Louisiana Tech'te profesör olan Dr. Raymond Sterling; yer altı yaşantısının psikolojik problem yaratacak bir durum olmadığını savunuyor ve Londra metrosunu kullanan çoğunluğu ya da camları olmayan bir ortamda saatlerce konser izleyenleri örnek veriyor.
Geleceğin Tünelleri
Dünyada yer altı yerleşimindeki akılcı çözümlerle birlikte uzayda yaşamı kısıtlayan etkenlerin de ortadan kalkması olası. New Mexico Tech'de profesör olan ve akademik hayatının önemli bölümünü uzayda yaşamı araştırarak geçiren Penelope Boston; "1981'de ilk yayınladığım makalemde; Mars'ta yaşam için 'şişme yeşil evler' önermiştim. Fakat şimdi daha da akıllandım ve yer altının doğru adres olduğunu gördüm" diyor.

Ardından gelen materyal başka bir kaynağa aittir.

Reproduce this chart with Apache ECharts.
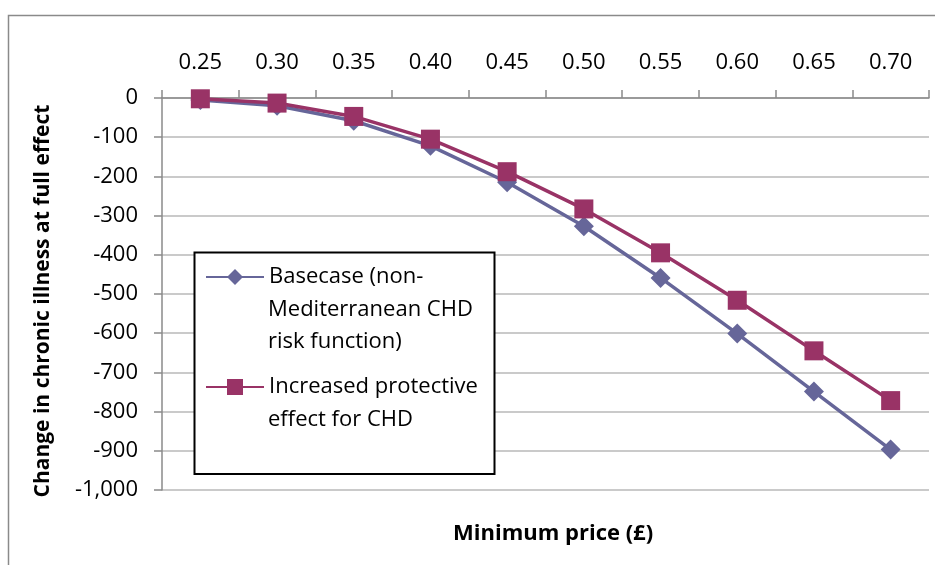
<!DOCTYPE html>
<html>
<head>
<meta charset="utf-8">
<script src="https://cdn.jsdelivr.net/npm/echarts@6/dist/echarts.min.js"></script>
<style>
  html, body { margin: 0; padding: 0; background: #ffffff; }
  #chart { width: 935px; height: 565px; }
</style>
</head>
<body>
<div id="chart"></div>
<script>
// Minimum unit price (£) on the category axis
const prices = ['0.25', '0.30', '0.35', '0.40', '0.45', '0.50', '0.55', '0.60', '0.65', '0.70'];

// Change in chronic illness at full effect, per scenario
const basecase = [-5, -20, -58, -122, -215, -327, -459, -601, -749, -897];
const increasedProtective = [-2, -13, -47, -105, -188, -283, -395, -516, -645, -772];

const seriesNames = [
  'Basecase (non-\nMediterranean CHD\nrisk function)',
  'Increased protective\neffect for CHD'
];

const yMin = -1000;
const yMax = 0;
const yStep = 100;

const LEGEND_LINE = 32.5;
const LEGEND_LEFT = 205;
const LEGEND_ICON_W = 58;
const LEGEND_TEXT_X = LEGEND_LEFT + LEGEND_ICON_W + 5;
const legendRowY = [277, 387];   // centre of each entry's first line
const bodyFont = 'Open Sans';

const chart = echarts.init(document.getElementById('chart'), null, { renderer: 'canvas' });

// One legend per entry: icon plus the first line of its label
function legendFor(name, i) {
  return {
    z: 4,
    orient: 'vertical',
    left: LEGEND_LEFT,
    top: legendRowY[i] - 16,
    padding: 0,
    itemWidth: LEGEND_ICON_W,
    itemHeight: 20,
    selectedMode: false,
    textStyle: { fontFamily: bodyFont, fontSize: 22, color: '#000000', lineHeight: 32 },
    formatter: function (n) { return n.split('\n')[0]; },
    data: [name]
  };
}

// Continuation lines of the wrapped legend labels
function legendTail(name, i) {
  const rest = name.split('\n').slice(1);
  return {
    type: 'text',
    z: 5,
    silent: true,
    x: LEGEND_TEXT_X,
    y: legendRowY[i] + LEGEND_LINE * (1 + (rest.length - 1) / 2),
    style: {
      text: rest.join('\n'),
      fontFamily: bodyFont,
      fontSize: 22,
      lineHeight: LEGEND_LINE,
      fill: '#000000',
      align: 'left',
      verticalAlign: 'middle'
    }
  };
}

chart.setOption({
  animation: false,
  backgroundColor: '#ffffff',
  grid: { left: 162, right: 6, top: 98, bottom: 75, containLabel: false },
  title: {
    text: 'Minimum price (£)',
    left: 453,
    top: 523,
    padding: 0,
    textStyle: { fontFamily: bodyFont, fontWeight: 'bold', fontSize: 22, color: '#000000' }
  },
  graphic: [
    {
      type: 'rect',
      z: 0,
      silent: true,
      shape: { x: 8.5, y: 15.5, width: 940, height: 600 },
      style: { fill: 'none', stroke: '#8a8a8a', lineWidth: 1.5 }
    },
    {
      type: 'rect',
      z: 3,
      silent: true,
      shape: { x: 194.5, y: 252.5, width: 300, height: 221.5 },
      style: { fill: '#ffffff', stroke: '#000000', lineWidth: 2 }
    }
  ].concat(seriesNames.map(legendTail)),
  legend: seriesNames.map(legendFor),
  xAxis: {
    type: 'category',
    position: 'top',
    data: prices,
    boundaryGap: true,
    axisLine: { show: true, onZero: false, lineStyle: { color: '#8a8a8a', width: 1.5 } },
    axisTick: { show: true, length: 8, inside: false, lineStyle: { color: '#8a8a8a', width: 1.5 } },
    axisLabel: { margin: 24, fontFamily: bodyFont, fontSize: 22, color: '#000000' },
    splitLine: { show: false }
  },
  yAxis: {
    type: 'value',
    min: yMin,
    max: yMax,
    interval: yStep,
    name: 'Change in chronic illness at full effect',
    nameLocation: 'middle',
    nameRotate: 90,
    nameGap: 108,
    nameTextStyle: { fontFamily: bodyFont, fontWeight: 'bold', fontSize: 21, color: '#000000', padding: [0, 0, 0, -14] },
    axisLine: { show: true, onZero: false, lineStyle: { color: '#8a8a8a', width: 1.5 } },
    axisTick: { show: true, length: 8, lineStyle: { color: '#8a8a8a', width: 1.5 } },
    axisLabel: {
      margin: 24,
      fontFamily: bodyFont,
      fontSize: 22,
      color: '#000000',
      formatter: function (v) { return v.toLocaleString('en-US'); }
    },
    splitLine: { show: true, lineStyle: { color: '#b8b8b8', width: 1.5 } }
  },
  series: [
    {
      name: seriesNames[0],
      type: 'line',
      data: basecase,
      symbol: 'diamond',
      symbolSize: 20,
      color: '#666699',
      lineStyle: { width: 3.5, color: '#666699' },
      itemStyle: { color: '#666699' },
      z: 2
    },
    {
      name: seriesNames[1],
      type: 'line',
      data: increasedProtective,
      symbol: 'rect',
      symbolSize: 19,
      color: '#993366',
      lineStyle: { width: 3.5, color: '#993366' },
      itemStyle: { color: '#993366' },
      z: 2
    }
  ]
});
</script>
</body>
</html>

"Kilogram başına hesapladığınızda uzaya bir şey çıkarmanın maliyeti çok fazla. Biraz daha yaratıcı olmak lazım" diyen Boston ekliyor: "Ay'da ve Mars'ta yer alan 'lav tüneli' oluşumları insanların yerleşimine uygun olarak değerlendirilebilir. Bir zamanlar lavın aktığı, yatay lav kanalları ve baca gibi yukarıya uzanan dik lav kanalları var. Bu kanallara asansörle hava boşluğundan ulaşılabiliriz."
"Tünelleri içinde yaşanır hale getirmek için, iç yüzeyi köpükle kaplamak gerekir. Yaratılan bu alan aynı zamanda yüzeydeki radyasyondan korunmak için de uygun ortam. Ay'da atmosferden bahsedemiyoruz. Mars'ta ise çok ince atmosfer var ancak manyetik alan yok. Bu yüzden de aynen dünyada olduğu gibi güneş patlamalarından, radyasyondan korunmanız mümkün olmaz. Ancak üzerinizdeki birkaç metrelik kaya ve içinde olacağınız lav kanalı size radyasyonsuz ortam sağlayacaktır" diyen Profesör Boston'ın ilginç bir önerisi daha var. Yer altındaki astroidlerin de yaşam alanına çevrilebileceği. Çünkü bu oluşumların mağara yapısında olma ihtimalleri yüksek. Bütün bunlar gösteriyor ki; bilim kurgu dünyasında bugüne kadar gördüğümüz, başka dünyalarda kurulacak upuzun binalar pek gerçekleşmeyecek gibi. Onun yerine, geleceğin uzay kolonileri yer altında yaşayacak… Sıcak ortam İşin psikolojisi bir kenara, yerin altına şehir kurarken mühendislik alanının karşılaşacağı zorluklar şehrin derinliğine göre de değişiyor. Glasgow Üniversitesi'nde Enerji Mühendisi olan Dr. Paul Younger, "Yerin birkaç metre altındaki ısı, ortalama olarak yer yüzeyiyle aynı seviyede. İngiltere ve ona benzer serin ülkeler ortalama 10 derece hava sıcaklığına sahipler. Daha derine indikçe ısı yükseliyor ve lokasyona bağlı olarak da yaklaşık 500 metreye inildiğinde 25 derece sıcaklık bulunabilir. Yer altı su düzeyinin altında olmanız gerekiyor. Birçok yerleşim alanın altında yer altı su seviyesi 10 metre civarında. Suyu dışarıda tutmak ve temiz havayı içinize çekmek sürekli bir pompalama gerektiriyor. Ciddi bir güç uygulayıp yerin altında kendinize yer açmak ve ortamı canlı tutmak pahalı olacaktır. Ama bunu başarabiliriz, tabii ki ciddi maliyeti var bunun" diyor ve ekliyor: "Kısaca ne kadar büyük yer altı yaşamı o kadar baş ağrısı! Nükleer enerji yer altı yaşamı için gereken gücü sağlayabilir. Fakat atıkların yönetimi ve elden çıkarılması konusu sıkıntılı. Tamamen yer altına yerleşmiyoruz belki ancak büyük çapta şehirleşme size iki seçenek veriyor; ya yukarı çıkacaksınız ya da aşağı ineceksiniz."